The ReBuilding Center in collaboration with the African American Alliance for Homeownership (AAAH) began an inaugural “Day of Service” this last Saturday, June 11th, an event that helps stem displacement of long-term residents of N/NE Portland. Staff from the ReBuilding Center and AAAH as well as dozens of volunteers showed up bright and early on Saturday morning, coffee in hand, to get going on some home repairs for members of their community. We focused on five different projects ranging from cement pouring to yard work to house painting. It was a powerful experience to be able to talk to homeowners and hear their stories, perspective on the development of the area, and about the complexity of issues surrounding gentrification.
Since 1958, Ruth has seen her neighborhood transition through three distinct phases. When she first moved into her home 58 years ago, she remembers the area as a vibrant community where you could find everything you needed from food markets to a 10 cent store.
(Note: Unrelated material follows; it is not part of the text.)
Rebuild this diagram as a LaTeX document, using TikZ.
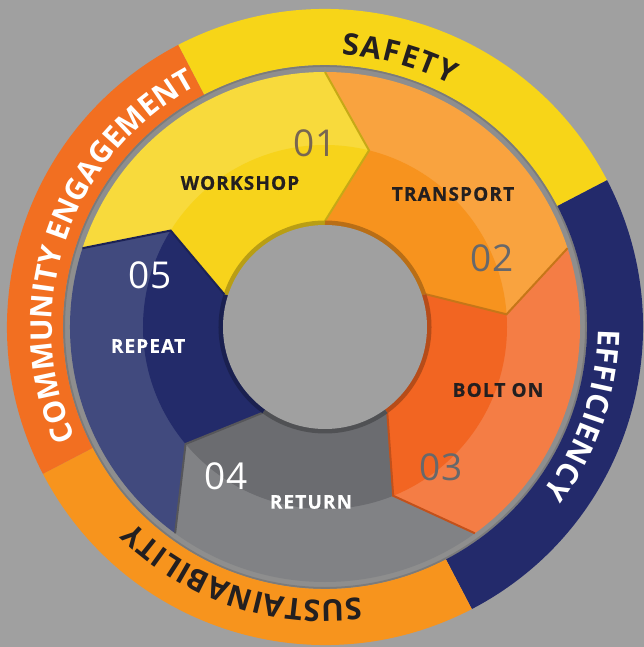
\documentclass[tikz,border=0pt]{standalone}
\usepackage{fontspec}
\setmainfont{Open Sans}
\usetikzlibrary{decorations.text}

\definecolor{bg}{HTML}{A0A0A0}
\definecolor{gapgray}{HTML}{8E8E8E}
\definecolor{gapdark}{HTML}{7B7B7B}
\definecolor{safety}{HTML}{F7D518}
\definecolor{efficiency}{HTML}{232A6B}
\definecolor{sustain}{HTML}{F7941D}
\definecolor{community}{HTML}{F26F21}
\definecolor{onelt}{HTML}{F8DA3C}
\definecolor{onedk}{HTML}{F7D31B}
\definecolor{twolt}{HTML}{F9A33F}
\definecolor{twodk}{HTML}{F7931E}
\definecolor{threelt}{HTML}{F47D45}
\definecolor{threedk}{HTML}{F26522}
\definecolor{fourlt}{HTML}{818285}
\definecolor{fourdk}{HTML}{6B6C70}
\definecolor{fivelt}{HTML}{414A7E}
\definecolor{fivedk}{HTML}{232B6A}
\definecolor{ink}{HTML}{231F20}
\definecolor{numbrown}{HTML}{786650}
\definecolor{numgray}{HTML}{67686B}

\newcommand{\segment}[1]{(#1:255pt) -- ({#1-14}:182pt) -- (#1:106pt)
  arc[start angle=#1, end angle={#1-72}, radius=106pt] -- ({#1-86}:182pt)
  -- ({#1-72}:255pt) arc[start angle={#1-72}, end angle=#1, radius=255pt] -- cycle}
\newcommand{\band}[2]{(#1:262pt) arc[start angle=#1, end angle=#2, radius=262pt]
  -- (#2:318pt) arc[start angle=#2, end angle=#1, radius=318pt] -- cycle}

\tikzset{
  number/.style={font=\fontsize{37}{37}\selectfont, inner sep=0pt},
  label/.style={font=\fontsize{19}{19}\selectfont\bfseries\addfontfeatures{LetterSpace=6,FakeBold=0.6}, inner sep=0pt},
  ringtext/.style 2 args={decorate, decoration={text along path, text align={fit to path},
    text={|\fontsize{30}{30}\selectfont\bfseries\color{#1}|#2}}},
}

\begin{document}
\begin{tikzpicture}[x=1pt,y=1pt]

  \fill[bg] (-325,-320) rectangle (319,327);
  \useasboundingbox (-325,-320) rectangle (319,327);

  \fill[gapgray] (0,0) circle (262pt);
  \draw[gapdark, line width=2pt] (0,0) circle (261pt);
  \fill[safety] \band{117.5}{27.5};
  \fill[efficiency] \band{27.5}{-62.5};
  \fill[sustain] \band{-62.5}{-152.5};
  \fill[community] \band{207.5}{117.5};

  \foreach \s/\lt/\dk in {162/onelt/onedk, 90/twolt/twodk, 18/threelt/threedk,
                         -54/fourlt/fourdk, -126/fivelt/fivedk} {
    \fill[\lt] \segment{\s};
    \begin{scope}
      \clip \segment{\s};
      \fill[\dk] (0,0) circle (182pt);
    \end{scope}
  }

  \foreach \s/\dk in {162/onedk, 90/twodk, 18/threedk, -54/fourdk, -126/fivedk} {
    \draw[\dk!80!black, line width=2pt, line join=miter]
      ({\s-72}:106pt) -- ({\s-86}:182pt) -- ({\s-72}:255pt);
    \draw[\dk!75!black, line width=5pt]
      (\s:104pt) arc[start angle=\s, end angle={\s-72}, radius=104pt];
  }
  \fill[bg] (0,0) circle (102pt);

  \begin{scope}[every node/.style={label}]
    \node[ink]   (workshop)  at (-85,144)  {WORKSHOP};
    \node[ink]   (transport) at (128,133)  {TRANSPORT};
    \node[ink]   (bolton)    at (173,-63)  {BOLT ON};
    \node[white] (return)    at (-14,-175) {RETURN};
    \node[white] (repeat)    at (-177,-19) {REPEAT};
  \end{scope}

  \begin{scope}[every node/.style={number}]
    \node[numbrown] (n01) at (-10,184)  {01};
    \node[numgray]  (n02) at (167,69)   {02};
    \node[numgray]  (n03) at (116,-140) {03};
    \node[white]    (n04) at (-99,-149) {04};
    \node[white]    (n05) at (-175,52)  {05};
  \end{scope}

  \path[ringtext={ink}{SAFETY}]
    (86.5:273pt) arc[start angle=86.5, end angle=62.5, radius=273pt];
  \path[ringtext={white}{EFFICIENCY}]
    (-0.5:273pt) arc[start angle=-0.5, end angle=-37, radius=273pt];
  \path[ringtext={ink}{SUSTAINABILITY}]
    (277.5:273pt) arc[start angle=277.5, end angle=225.5, radius=273pt];
  \path[ringtext={white}{COMMUNITY ENGAGEMENT}]
    (204:273pt) arc[start angle=204, end angle=119, radius=273pt];

\end{tikzpicture}
\end{document}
She then witnessed the street experience heightened crime rates due to a stronger gang presence. Now she refers to the streets as “clean” and has seen the area turn into a once again bustling neighborhood. And no, she doesn’t want to sell. Every week she receives offers, people trying to buy her home. How could she leave her beautiful lavender home where she’s raised her kids and grandkids? With age, it has become increasingly difficult to keep up with the house and the garden. Years ago, during an earthquake, the cement stairs leading to Ruth’s home broke and it’s been hard for her to get down the stairs ever since. ReBuilding Center staff and volunteers were happy to lend their skills to fill her new cement stairway.
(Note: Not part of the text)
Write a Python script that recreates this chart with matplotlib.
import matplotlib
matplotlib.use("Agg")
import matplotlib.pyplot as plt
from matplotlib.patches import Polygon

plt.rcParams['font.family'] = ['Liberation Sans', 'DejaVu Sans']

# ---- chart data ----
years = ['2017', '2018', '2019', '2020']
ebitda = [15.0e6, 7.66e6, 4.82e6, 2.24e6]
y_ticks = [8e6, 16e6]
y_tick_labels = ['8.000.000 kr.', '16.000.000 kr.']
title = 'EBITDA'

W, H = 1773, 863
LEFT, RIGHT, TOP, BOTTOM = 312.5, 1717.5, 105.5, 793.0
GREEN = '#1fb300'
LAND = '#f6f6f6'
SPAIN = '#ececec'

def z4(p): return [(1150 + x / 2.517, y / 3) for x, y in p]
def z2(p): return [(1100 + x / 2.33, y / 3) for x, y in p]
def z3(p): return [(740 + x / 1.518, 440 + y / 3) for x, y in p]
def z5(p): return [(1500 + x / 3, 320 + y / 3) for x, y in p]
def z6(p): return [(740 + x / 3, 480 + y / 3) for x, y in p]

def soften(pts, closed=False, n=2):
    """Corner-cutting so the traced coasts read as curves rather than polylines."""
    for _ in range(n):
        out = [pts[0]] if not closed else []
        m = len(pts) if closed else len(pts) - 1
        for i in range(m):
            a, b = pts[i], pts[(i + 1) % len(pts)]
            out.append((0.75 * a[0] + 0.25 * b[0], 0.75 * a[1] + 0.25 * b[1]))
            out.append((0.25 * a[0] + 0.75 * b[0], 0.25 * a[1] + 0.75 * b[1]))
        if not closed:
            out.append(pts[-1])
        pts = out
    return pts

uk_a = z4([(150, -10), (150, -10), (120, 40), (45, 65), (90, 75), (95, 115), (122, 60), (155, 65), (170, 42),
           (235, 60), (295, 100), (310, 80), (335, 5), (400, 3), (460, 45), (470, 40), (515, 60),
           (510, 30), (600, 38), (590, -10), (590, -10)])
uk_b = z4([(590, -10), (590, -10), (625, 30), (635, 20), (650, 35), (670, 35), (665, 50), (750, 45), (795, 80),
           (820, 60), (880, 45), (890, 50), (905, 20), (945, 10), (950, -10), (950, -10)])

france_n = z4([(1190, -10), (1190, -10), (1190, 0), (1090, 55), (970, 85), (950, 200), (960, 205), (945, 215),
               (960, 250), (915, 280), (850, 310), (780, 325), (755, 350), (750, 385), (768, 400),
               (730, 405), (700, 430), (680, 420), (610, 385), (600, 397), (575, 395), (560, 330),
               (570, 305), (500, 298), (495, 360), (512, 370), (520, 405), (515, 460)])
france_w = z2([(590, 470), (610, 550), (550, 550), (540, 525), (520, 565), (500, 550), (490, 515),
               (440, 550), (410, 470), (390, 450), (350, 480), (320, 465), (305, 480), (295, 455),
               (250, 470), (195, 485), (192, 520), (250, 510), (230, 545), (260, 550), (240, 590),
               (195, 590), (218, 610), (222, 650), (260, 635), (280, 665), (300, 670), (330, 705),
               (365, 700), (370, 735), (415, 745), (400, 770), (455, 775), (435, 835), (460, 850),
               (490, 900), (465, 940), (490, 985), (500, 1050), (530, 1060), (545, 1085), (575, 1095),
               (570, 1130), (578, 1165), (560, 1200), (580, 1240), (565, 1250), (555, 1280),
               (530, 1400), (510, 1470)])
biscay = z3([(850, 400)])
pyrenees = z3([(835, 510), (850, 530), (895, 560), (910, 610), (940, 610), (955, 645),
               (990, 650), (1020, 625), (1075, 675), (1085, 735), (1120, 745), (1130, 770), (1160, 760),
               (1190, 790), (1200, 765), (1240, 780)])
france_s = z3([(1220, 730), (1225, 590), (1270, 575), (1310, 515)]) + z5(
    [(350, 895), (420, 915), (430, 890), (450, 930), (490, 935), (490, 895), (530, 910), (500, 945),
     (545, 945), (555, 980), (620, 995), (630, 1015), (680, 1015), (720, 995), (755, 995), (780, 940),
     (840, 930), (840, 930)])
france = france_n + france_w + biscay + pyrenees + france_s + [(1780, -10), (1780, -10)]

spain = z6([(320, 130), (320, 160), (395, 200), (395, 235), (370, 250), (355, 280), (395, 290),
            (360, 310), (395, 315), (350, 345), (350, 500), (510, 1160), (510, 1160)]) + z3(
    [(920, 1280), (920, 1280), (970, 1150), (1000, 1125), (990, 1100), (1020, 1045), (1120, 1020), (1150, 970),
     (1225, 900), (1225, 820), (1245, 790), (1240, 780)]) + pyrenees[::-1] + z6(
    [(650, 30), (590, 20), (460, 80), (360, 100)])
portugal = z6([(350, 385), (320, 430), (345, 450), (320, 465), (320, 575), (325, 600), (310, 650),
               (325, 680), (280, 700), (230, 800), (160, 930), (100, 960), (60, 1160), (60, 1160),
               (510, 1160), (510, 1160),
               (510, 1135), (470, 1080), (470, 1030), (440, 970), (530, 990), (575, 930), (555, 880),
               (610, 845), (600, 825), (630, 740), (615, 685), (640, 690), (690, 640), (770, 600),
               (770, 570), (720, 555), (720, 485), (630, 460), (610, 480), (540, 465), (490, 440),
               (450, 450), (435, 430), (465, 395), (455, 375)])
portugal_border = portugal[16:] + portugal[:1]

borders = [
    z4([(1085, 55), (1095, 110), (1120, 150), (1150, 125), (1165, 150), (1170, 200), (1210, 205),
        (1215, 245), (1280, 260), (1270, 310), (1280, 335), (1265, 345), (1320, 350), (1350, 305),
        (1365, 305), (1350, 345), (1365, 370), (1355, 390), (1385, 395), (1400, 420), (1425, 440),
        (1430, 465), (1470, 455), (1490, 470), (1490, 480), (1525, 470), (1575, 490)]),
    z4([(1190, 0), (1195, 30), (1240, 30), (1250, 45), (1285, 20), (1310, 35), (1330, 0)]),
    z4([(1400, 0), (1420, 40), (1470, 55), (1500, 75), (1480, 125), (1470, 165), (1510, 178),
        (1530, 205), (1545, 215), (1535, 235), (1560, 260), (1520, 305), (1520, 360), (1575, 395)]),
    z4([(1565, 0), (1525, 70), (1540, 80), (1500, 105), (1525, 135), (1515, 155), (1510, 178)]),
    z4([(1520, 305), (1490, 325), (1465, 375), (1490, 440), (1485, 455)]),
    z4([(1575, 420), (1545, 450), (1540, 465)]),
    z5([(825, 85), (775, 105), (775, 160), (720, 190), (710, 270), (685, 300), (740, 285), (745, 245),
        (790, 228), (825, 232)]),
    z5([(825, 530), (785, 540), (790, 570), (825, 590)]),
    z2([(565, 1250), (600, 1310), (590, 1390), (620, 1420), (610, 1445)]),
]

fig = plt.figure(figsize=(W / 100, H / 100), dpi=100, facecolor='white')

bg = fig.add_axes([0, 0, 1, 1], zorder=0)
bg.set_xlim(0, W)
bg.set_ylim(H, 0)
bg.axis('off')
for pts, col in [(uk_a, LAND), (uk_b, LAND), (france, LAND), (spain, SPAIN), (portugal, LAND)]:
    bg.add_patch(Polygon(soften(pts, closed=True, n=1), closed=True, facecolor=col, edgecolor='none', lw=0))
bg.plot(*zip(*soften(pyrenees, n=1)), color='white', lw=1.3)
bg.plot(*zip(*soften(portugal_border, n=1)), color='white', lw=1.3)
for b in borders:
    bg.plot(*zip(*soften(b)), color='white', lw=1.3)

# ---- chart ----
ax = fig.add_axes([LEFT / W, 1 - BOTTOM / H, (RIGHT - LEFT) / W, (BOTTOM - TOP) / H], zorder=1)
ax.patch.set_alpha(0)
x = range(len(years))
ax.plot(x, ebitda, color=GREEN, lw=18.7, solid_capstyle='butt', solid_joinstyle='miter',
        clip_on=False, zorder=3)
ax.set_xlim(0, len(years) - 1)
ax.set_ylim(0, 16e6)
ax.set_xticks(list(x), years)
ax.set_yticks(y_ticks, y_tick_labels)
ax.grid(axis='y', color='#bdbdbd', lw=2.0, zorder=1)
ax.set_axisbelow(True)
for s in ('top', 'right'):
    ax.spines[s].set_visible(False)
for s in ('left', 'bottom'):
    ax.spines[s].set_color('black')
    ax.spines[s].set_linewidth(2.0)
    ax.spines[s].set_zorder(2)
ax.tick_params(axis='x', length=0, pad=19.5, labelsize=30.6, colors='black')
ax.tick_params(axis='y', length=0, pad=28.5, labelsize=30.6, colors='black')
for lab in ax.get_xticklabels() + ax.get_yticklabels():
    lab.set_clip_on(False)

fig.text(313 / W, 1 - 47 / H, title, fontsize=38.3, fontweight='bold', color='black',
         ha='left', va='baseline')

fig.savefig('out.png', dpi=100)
Pat is a real firecracker. Her creative and whimsical design sensibilities show throughout her home and yard. We helped Pat with her backyard, repairing a fence that she hasn’t been able to fix because of her arthritis. Pat loves to walk and reminds us that “it’s just as important to keep your mind as active as your body when you’re older.” Pat’s lived in her house for over 42 years and can count on one hand how many long-term residents still live in her surrounding neighborhood. “Everybody’s been pushed out,” she says, “it’s strange to see how much change has happened in our neighborhood.” A perk of the new development? Pat enjoys frequenting the new restaurants popping up in her area, serving hip and affordable fare during happy hour.
Elaine & Milhouse
Elaine & Milhouse bought their home back in 1991 and they have been wanting to touch-up their house paint for a while now. They feel like their home stands amidst the freshly re-done houses popping up next door. Within the last ten years, they say the worst part of the rapidly changing environment is the traffic on their busy street. Several parked cars have been hit. And although they’ve developed relationships with their new neighbors, Elaine says, “it doesn’t make you feel good when you don’t know your [old] neighbors anymore.” With Elaine’s full-time schedule as a care-giver, and both of them getting older, it’s hard for them to keep up with repairs. We were happy to meet some of their needs and get to know our neighbors!
Carly was the youngest of the bunch but still stood witness to the dramatic changes to the neighborhood. She says, “it’s weird, every time I even drive to the ReBuilding Center, I see new stuff. Things are popping up so fast.” She believes it’s important to keep neighborhoods diverse. She tries to see all the change as positively as she can but wishes that it didn’t mean destroying what was already there. Carly doesn’t want Portland to look like every other city. She grew up in Portland and feels like it breeds a certain kind of nutty person. With affordable housing becoming more and more scarce, she worries about our houseless populations, especially families because of how hard it would be for them to adjust. Working at Kruger Farms and doing all of her own home repairs (using almost solely materials from the ReBuilding Center), Carly’s thought about renting out her house but doesn’t have very many options to choose from. It was a pleasure to help out with a few projects that required specific skill sets, such as cementing and rerouting a drain pipe.
We also served another long term resident named ShaRee with her backyard. Twelve crew members weed-wacked and trimmed their way through a backyard jungle, yielding impressive results.
A big thank you to City of Roses Disposal & Recycling for the drop box, Metro for providing paint, brushes, and a voucher for the drop box at Metro Transfer Station, Oregon Deli Co. and Mississippi Pizza Pub for their generous donations to feed all the volunteers and staff, as well as Stormbreaker Brewing, who provided a nice discount for the wrap-up celebration!
The Day of Service was so successful that we would like to make it a regular event!